Opioid-induced Nausea and Vomiting
SOURCE: Raffa RB, Colucci R, Pergolizzi JV. The effects of food on opioid-induced nausea and vomiting and pharmacological parameters: a systematic review. Postgrad Med 2017;129:698-708.
Opioids are highly effective when administered for appropriate indications. Unfortunately, opioid-induced nausea and/or vomiting (OINV) can limit opioid effectiveness. In the immediate postoperative period, OINV can stress wound integrity and prolong hospital stay. In the outpatient setting, some patients are faced with the dilemma of accepting lesser levels of pain control in exchange for less OINV as they consider whether they should decrease their opioid dosing schedule.
A commonly recommended suggestion to reduce OINV is to take the medication with food. Unfortunately, this recommendation rests on historical dogma rather than well-established data. Raffa et al examined studies about OINV to discern whether administration of opioids with food is effective.
The amount and quality of the literature available was quite limited. While some studies reported complete pharmacokinetics and pharmacodynamics of opioids with and without food, the relationship between opioid plasma levels and symptoms often is omitted.
Although no consistent relationship between OINV and the fed/fasting state was ascertained definitively, the data reviewed suggested that, if anything, high-calorie, high-fat meals tend to exacerbate OINV. Since much of the trial data found that feeding elevates the maximum plasma opioid dose in some patients, and OINV appears to be related to opioid blood levels, it would make sense that feeding might worsen OINV in susceptible individuals.
Currently, methods to address OINV include antiemetics, reduced opioid dose, and switching between opioids to identify agents with less potential to induce OINV. Taking opioids with food was not demonstrated to reduce OINV.
Is It Safe to Use PPIs Long Term?
SOURCE: From the Medical Letter on Drugs and Therapeutics. Safety of long-term PPI use. JAMA 2017;318:1177-1178.

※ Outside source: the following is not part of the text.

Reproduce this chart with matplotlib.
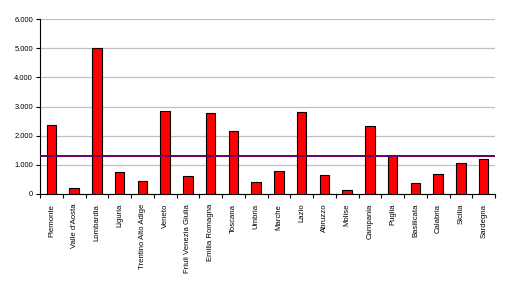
import matplotlib
matplotlib.use("Agg")
import matplotlib.pyplot as plt
import numpy as np
from matplotlib.ticker import FuncFormatter, FixedLocator

regioni = ["Piemonte", "Valle d'Aosta", "Lombardia", "Liguria",
           "Trentino Alto Adige", "Veneto", "Friuli Venezia Giulia",
           "Emilia Romagna", "Toscana", "Umbria", "Marche", "Lazio",
           "Abruzzo", "Molise", "Campania", "Puglia", "Basilicata",
           "Calabria", "Sicilia", "Sardegna"]
valori = [2370, 205, 5020, 753, 445, 2850, 616, 2780, 2160, 411,
          787, 2815, 650, 125, 2335, 1335, 376, 684, 1061, 1198]
soglia = 1290
y_ticks = [0, 1000, 2000, 3000, 4000, 5000, 6000]

plt.rcParams['font.family'] = ['Liberation Sans', 'DejaVu Sans']

fig = plt.figure(figsize=(5.28, 2.84), dpi=100)
ax = fig.add_axes([40/528, 1 - 194/284, 455/528, 175/284])

x = np.arange(len(regioni))
ax.bar(x, valori, width=0.42, color='#ff0000', edgecolor='black', linewidth=0.8, zorder=3)
ax.axhline(soglia, color='#660066', linewidth=1.4, zorder=4)

ax.set_xlim(-0.5, len(regioni) - 0.5)
ax.set_ylim(0, 6000)
ax.set_yticks(y_ticks)
ax.yaxis.set_major_formatter(FuncFormatter(lambda v, p: f"{int(v):,}".replace(",", ".")))
ax.yaxis.grid(True, color='#c0c0c0', linewidth=0.9, zorder=0)

# ticks between categories, labels centered
ax.xaxis.set_major_locator(FixedLocator(np.arange(-0.5, len(regioni), 1.0)))
ax.xaxis.set_major_formatter(plt.NullFormatter())
ax.xaxis.set_minor_locator(FixedLocator(x))
ax.set_xticklabels(regioni, minor=True, rotation=90, fontsize=5.6)
ax.tick_params(axis='x', which='minor', length=0, pad=7)
ax.tick_params(axis='x', which='major', length=3, width=0.8, direction='out')
ax.tick_params(axis='y', length=3, width=0.8, labelsize=5.4, pad=2)

for s in ['top', 'right']:
    ax.spines[s].set_visible(False)
ax.spines['left'].set_linewidth(0.8)
ax.spines['bottom'].set_linewidth(0.8)

fig.savefig("out.png", dpi=100)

Proton pump inhibitors (PPIs) are among the most widely used medications in the United States, thanks to a generally favorable combination of efficacy, tolerability, and safety. Because such a large portion of the adult population uses PPIs, even if a small fraction experiences an adverse effect, it becomes a potentially important issue.
Probably the most concerning adverse effect of PPIs is increased fracture risk. Although not all individual studies confirmed increased fracture risk from PPIs, a meta-analysis of 18 trials indicated a 26-33% increased risk. Since PPIs are not associated with osteoporosis, the mechanism by which PPIs incur increased fracture risk is unknown.
The FDA sent a warning letter to clinicians about another potentially serious adverse effect of PPIs: hypomagnesemia. To date, only long-term use has been associated with hypomagnesemia, and the mechanism is unknown.
The severity of consequences ranges from simple fatigue to serious events like seizures and arrhythmias. Monitoring magnesium levels may be appropriate, especially in patients also receiving magnesium-depleting medications (e.g., diuretics).
Other rare but important adverse effects reported include acute kidney injury, chronic kidney disease, reduced vitamin B12 levels, iron deficiency, community-acquired pneumonia, and Clostridium difficile infection. The risk:benefit relationship of PPIs is favorable for most patients, but clinicians should remain vigilant for adversities noted above.
The Long-term Picture After Bariatric Surgery
SOURCE: Adams TD, Davidson LE, Litwin SE, et al. Weight and metabolic outcomes 12 years after gastric bypass. N Engl J Med 2017;377:1143-1155.
While often viewed as a last-resort treatment of obesity, bariatric surgery actually is the only intervention demonstrated to improve obesity-related mortality. Strict criteria for payment by insurers and costs that are inaccessible to most of the uninsured have restricted the population who could benefit from bariatric surgery.
Adams et al enhanced the somewhat sparse literature on long-term outcomes with bariatric surgery. Their 12-year prospective follow-up of patients with severe obesity included a bypass surgery group (n = 418), a group intended for surgery (n = 417) but who ultimately did not undergo surgery (e.g., for lack of insurance coverage), and a matched group of severely obese patients not seeking surgical treatment.
Favorable impact was sustained over the 12-year observation period. Overall weight loss at 12 years was 35 kg (bariatric surgery) vs. 2.9 kg (intended surgery) and 0 kg (no surgery).
For diabetics at the time of bariatric surgery, diabetes remained in remission for more than half of patients at 12 years. The likelihood of new-onset diabetes over 12 years of follow-up among those not diabetic at baseline was reduced by > 90%. The benefits of bariatric surgery are substantial, prompt, and enduring.